Una storia che racconta di tante rinascite. «Oltre al ricordo - racconta partendo dalla fine Fabiana - mi rimane oggi la consapevolezza della distribuzione ingiusta della ricchezza. Per me è ancora difficile credere che in molte parti del mondo ci sono bambini che muoiono per una semplice polmonite o diarrea. Tutto questo deve farci riflettere, ma anche modificare alcuni nostri stili di vita o modi di pensare iniziando con i poveri che abbiamo vicino a casa, e ce ne sono molti da aiutare».
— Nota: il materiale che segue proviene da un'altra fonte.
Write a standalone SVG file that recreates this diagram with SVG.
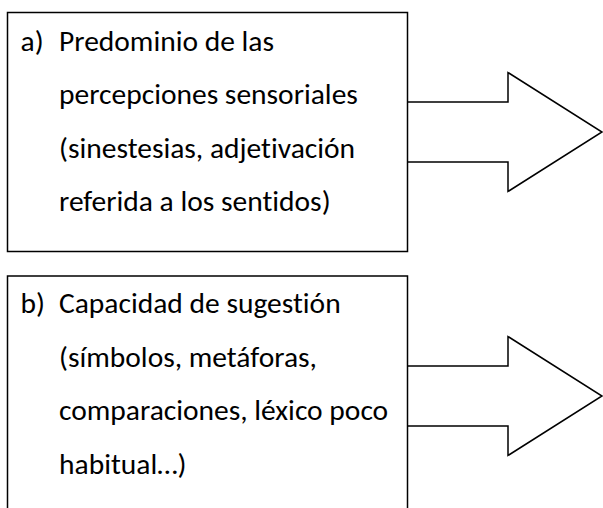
<svg xmlns="http://www.w3.org/2000/svg" width="603" height="508" viewBox="0 0 603 508">
<style>
.box{fill:#fff;stroke:#000;stroke-width:1.5}
.arrow{fill:#fff;stroke:#000;stroke-width:1.5;stroke-linejoin:miter}
.t{font-family:Carlito,Lato,"Open Sans",sans-serif;font-size:29.5px;fill:#000;font-variant-ligatures:none;font-feature-settings:"liga" 0}
</style>
<rect width="603" height="508" fill="#fff"/>
<g id="connectors">
<polyline class="arrow" points="407.5,102 508,102 508,72.5 602,132 508,191.5 508,162 407.5,162"/>
<polyline class="arrow" points="407.5,366 508,366 508,336.5 602,396 508,455.5 508,426 407.5,426"/>
</g>
<g id="node-a">
<rect class="box" x="7.5" y="12.5" width="400" height="239"/>
<text class="t" x="20.5" y="50.5">a)</text>
<text class="t" x="59" y="50.5">Predominio de las</text>
<text class="t" x="59" y="104">percepciones sensoriales</text>
<text class="t" x="59" y="157.5">(sinestesias, adjetivación</text>
<text class="t" x="59" y="211">referida a los sentidos)</text>
</g>
<g id="node-b">
<rect class="box" x="7.5" y="276" width="400" height="250"/>
<text class="t" x="20.5" y="313">b)</text>
<text class="t" x="59" y="313">Capacidad de sugestión</text>
<text class="t" x="59" y="366.5">(símbolos, metáforas,</text>
<text class="t" x="59" y="420">comparaciones, léxico poco</text>
<text class="t" x="59" y="473.5">habitual…)</text>
</g>
</svg>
La percentuale di bambini malnutriti in Uganda è altissima, le cause varie. «La malaria per esempio uccide migliaia di bambini, feti ed embrioni - racconta Fabiana - e pensare che sarebbe curabile. Purtroppo le mamme aspettano molti giorni prima di venire in ospedale con il loro bambino. All'inizio mi arrabbiavo, non capivo come potessero aspettare così tanto e lasciar morire il loro piccolo. Ne ho visti morire anche sulla porta della pediatria, arrivati troppo tardi. Ma l'Africa insegna ad osservare e fare senza giudicare». È bastato poco a comprendere. La gente di Aber vive di agricoltura, i più fortunati hanno qualche animale, le famiglie abitano ad ore di distanza dall'ospedale, spesso ci sono sei o sette bambini in casa e non è infrequente che l'uomo manchi oppure sia alcolista, mancano i soldi per i beni primari. L'ospedale stesso non ha abbastanza fondi per dare cibo ai pazienti.
«Il problema è che a casa molti riescono a sopravvivere con quello che dà la terra - spiega la giovane infermiera - ma una volta lontani da casa i soldi mancano, con essi la possibilità di comprare frutta o uova dalle capanne intorno all'ospedale. Inoltre in Africa è ancora molto forte la presenza degli stregoni: spesso ritengono che la causa delle malattie siano le tonsille o le radici dei denti, punti del corpo da cui secondo le loro credenze nascono tutte le malattie, e con strumenti di metallo procedono alla rimozione causando gravi infezioni ed emorragie». Sono i più piccoli a pagare più duramente il prezzo della povertà. «Non mi era mai capitato di veder morire bambini nelle mie braccia o di non avere abbastanza ossigeno per curare una semplice bronchite - racconta - ma assieme a tutto questo ho visto anche tramonti rosso fuoco e cieli stellati, ricevuto sorrisi ed abbracci sinceri, incontrato visioni diverse su come affrontare la vita e le difficoltà, attenzione alle piccole cose e ai particolari, mani tese ad aiutare».
Consigli per chi sta pensando ad un'esperienza come la sua? «Partire! Senza pensarci troppo. Avere il coraggio di fare questa scelta e seguire questo sogno anche a costo di lasciare sicurezze e legami. Ogni partenza non e mai facile ma da ogni viaggio o esperienza si torna arricchiti e con un'apertura mentale diversa. Anch'io prima di partire avevo alcuni pensieri ma per fortuna ci sono state vicino a me persone, quelle che più mi conoscono e a cui tengo di più, che con la loro vicinanza, con le loro parole e sostegno mi hanno dato la spinta. Un altro suggerimento e quello di osservare senza giudicare, cercare di non voler interpretare le cose con la nostra visione occidentale ma osservare e ascoltare per capire». Fabiana è già ripartita: ora è in un ospedale di Londra ad occuparsi di malattie respiratorie ed endocrine.
Ma promette che tornerà in Italia, non sarà uno dei tanti talenti in fuga dal Belpaese.